从源码角度分析OpenStack 中重启实例的两种方式区别【软重启和硬重启】

本帖最后由 fc013 于 2016-12-25 17:29 编辑

问题导读：

1.“软重启”和“硬重启”在参数上有哪些区别?

2.“软重启”和“硬重启”中虚拟机状态有哪些不同?

在OpenStack 中重启实例有两种，分别被称为“软重启”和“硬重启”。所谓的软重启会尝试正常关机并重启实例，硬重启会直接将实例“断电”并重启。也就是说硬重启会“关闭”电源。其具体命令如下：

默认情况下，如果您通过nova重启，执行的是软重启。

[mw_shl_code=shell,true]nova reboot SERVER[/mw_shl_code]

如果您需要执行硬重启，添加--hard参数即可：

[mw_shl_code=shell,true]nova reboot --hard SERVER[/mw_shl_code]

从命令上看，两者只是参数上有所区别，因此跟踪具体代码研究一下（对应nova 代码为L版本的nova-12.0.0）。

首先找到入口的API 接口函数：Nova->api->openstack->compute->servers.py

[mw_shl_code=python,true] @wsgi.response(202)
@extensions.expected_errors((404, 409))
@wsgi.action('reboot')
@validation.schema(schema_servers.reboot)
def _action_reboot(self, req, id, body):

      reboot_type = body['reboot']['type'].upper()
      context = req.environ['nova.context']
      authorize(context, action='reboot')
      instance = self._get_server(context, req, id)

      try:
         self.compute_api.reboot(context, instance, reboot_type)
      except exception.InstanceIsLocked as e:
         raise exc.HTTPConflict(explanation=e.format_message())
      except exception.InstanceInvalidState as state_error:
         common.raise_http_conflict_for_instance_invalid_state(state_error,
                  'reboot', id)[/mw_shl_code]

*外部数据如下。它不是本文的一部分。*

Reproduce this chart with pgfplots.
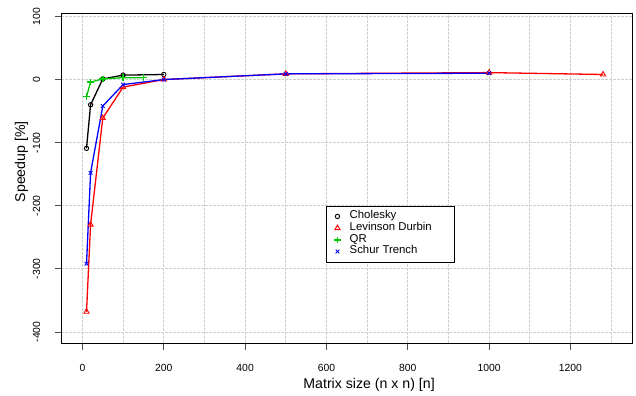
\documentclass[border=0pt]{standalone}
\usepackage{fontspec}
\setmainfont{Liberation Sans}
\usepackage{pgfplots}
\pgfplotsset{compat=1.18}
\definecolor{rred}{RGB}{255,0,0}
\definecolor{qrgreen}{RGB}{0,200,0}
\definecolor{rblue}{RGB}{0,0,255}
\definecolor{gridgray}{RGB}{208,208,208}
\begin{document}
\begin{tikzpicture}
\path[use as bounding box] (0,0) rectangle (636bp,396bp);
\begin{axis}[
  at={(61.3bp,52.7bp)}, anchor=south west,
  scale only axis, width=571bp, height=330bp,
  xmin=-52, xmax=1352, ymin=-418, ymax=105,
  xtick={0,200,...,1200},
  minor xtick={100,300,...,1300},
  ytick={-400,-300,...,100},
  grid=both,
  major grid style={gridgray, line width=0.8bp, dash pattern=on 3bp off 1bp},
  minor grid style={gridgray, line width=0.8bp, dash pattern=on 3bp off 1bp},
  tick align=outside,
  major tick length=6.5bp, minor tick length=0pt,
  tick style={black!70, line width=0.8bp},
  xtick pos=bottom, ytick pos=left,
  axis line style={black, line width=0.9bp},
  /pgf/number format/assume math mode=true,
  /pgf/number format/1000 sep={},
  xticklabel style={font=\fontsize{10.4}{12}\selectfont, anchor=base, yshift=-21.7bp},
  yticklabel style={font=\fontsize{10.4}{12}\selectfont, xshift=-14.6bp, rotate=90, anchor=base},
  xlabel={Matrix size (n x n) [n]},
  ylabel={Speedup [\%]},
  every axis x label/.style={at={(rel axis cs:0.539,0)}, yshift=-45bp, anchor=base, font=\fontsize{14.2}{16}\selectfont},
  every axis y label/.style={at={(rel axis cs:0,0.5503)}, xshift=-36.3bp, rotate=90, anchor=base, font=\fontsize{14.2}{16}\selectfont},
  legend style={at={(axis cs:600,-200)}, anchor=north west, draw=black, line width=0.7bp, fill=white,
    inner xsep=0pt, inner ysep=4.5bp, row sep=0pt, column sep=0pt,
    nodes={inner sep=0pt, text height=8.3bp, text depth=3.4bp, font=\fontsize{11.4}{13}\selectfont}},
  legend cell align=left,
  legend image code/.code={\path (0bp,0bp) (21.6bp,0bp); \draw[#1, only marks] plot coordinates {(10bp,0bp)};},
  every axis plot/.append style={line width=1.3bp},
]
\addplot[black, mark=o, mark size=2.2bp, mark options={draw=black, solid, line width=0.9bp}] coordinates {
(10,-109) (20,-40) (50,1) (100,7) (200,8)};
\addlegendentry{\makebox[104.4bp][l]{Cholesky}}
\addplot[rred, mark=triangle, mark size=3bp, mark options={draw=rred, solid, line width=0.9bp}] coordinates {
(10,-368) (20,-230) (50,-61) (100,-12) (200,0) (500,9) (1000,11) (1280,8)};
\addlegendentry{\makebox[104.4bp][l]{Levinson Durbin}}
\addplot[qrgreen, mark=+, mark size=3.3bp, mark options={draw=qrgreen, solid, line width=1.5bp}] coordinates {
(10,-27) (20,-4) (50,1) (100,3) (150,3)};
\addlegendentry{\makebox[104.4bp][l]{QR}}
\addplot[rblue, mark=x, mark size=2.6bp, mark options={draw=rblue, solid, line width=0.9bp}] coordinates {
(10,-292) (20,-148) (50,-42) (100,-8) (200,0) (500,9) (1000,10)};
\addlegendentry{\makebox[104.4bp][l]{Schur Trench}}
\end{axis}
\end{tikzpicture}
\end{document}
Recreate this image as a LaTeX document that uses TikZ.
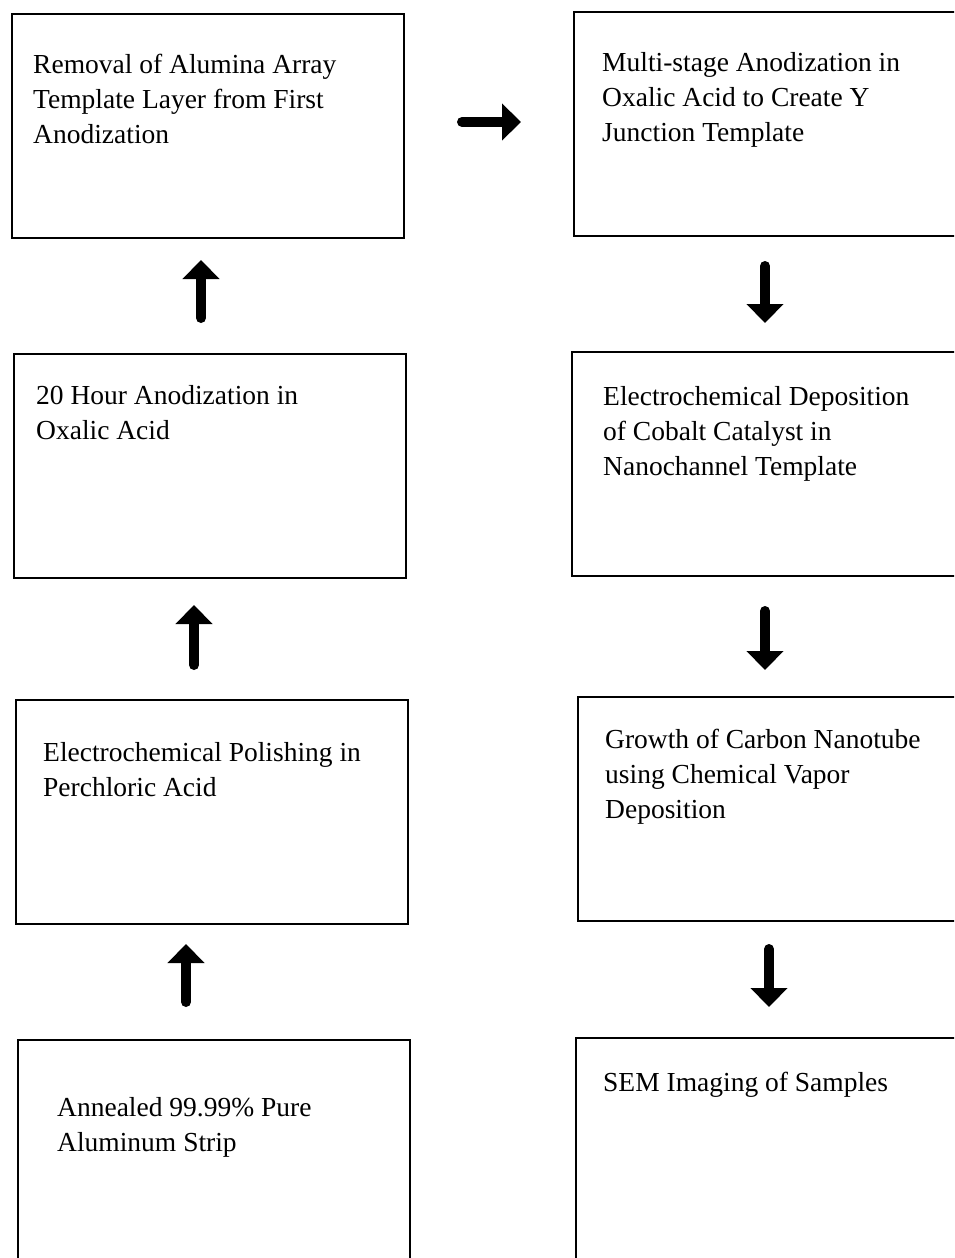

上述代码中第13行（self.compute_api.reboot(context, instance, reboot_type)），

跳转到具体实现代码: nova->compute->api.py

[mw_shl_code=python,true] @wrap_check_policy
@check_instance_lock
@check_instance_state(vm_state=set(
                  vm_states.ALLOW_SOFT_REBOOT + vm_states.ALLOW_HARD_REBOOT),
                        task_state=[None, task_states.REBOOTING,
                                    task_states.REBOOT_PENDING,
                                    task_states.REBOOT_STARTED,
                                    task_states.REBOOTING_HARD,
                                    task_states.RESUMING,
                                    task_states.UNPAUSING,
                                    task_states.PAUSING,
                                    task_states.SUSPENDING])
def reboot(self, context, instance, reboot_type):
      """Reboot the given instance."""
      if (reboot_type == 'SOFT' and
         (instance.vm_state not in vm_states.ALLOW_SOFT_REBOOT)):
         raise exception.InstanceInvalidState(
            attr='vm_state',
            instance_uuid=instance.uuid,
            state=instance.vm_state,
            method='soft reboot')
      if reboot_type == 'SOFT' and instance.task_state is not None:
         raise exception.InstanceInvalidState(
            attr='task_state',
            instance_uuid=instance.uuid,
            state=instance.task_state,
            method='reboot')
      expected_task_state = [None]
      if reboot_type == 'HARD':
         expected_task_state.extend([task_states.REBOOTING,
                                    task_states.REBOOT_PENDING,
                                    task_states.REBOOT_STARTED,
                                    task_states.REBOOTING_HARD,
                                    task_states.RESUMING,
                                    task_states.UNPAUSING,
                                    task_states.SUSPENDING])
      state = {'SOFT': task_states.REBOOTING,
               'HARD': task_states.REBOOTING_HARD}[reboot_type]
      instance.task_state = state
      instance.save(expected_task_state=expected_task_state)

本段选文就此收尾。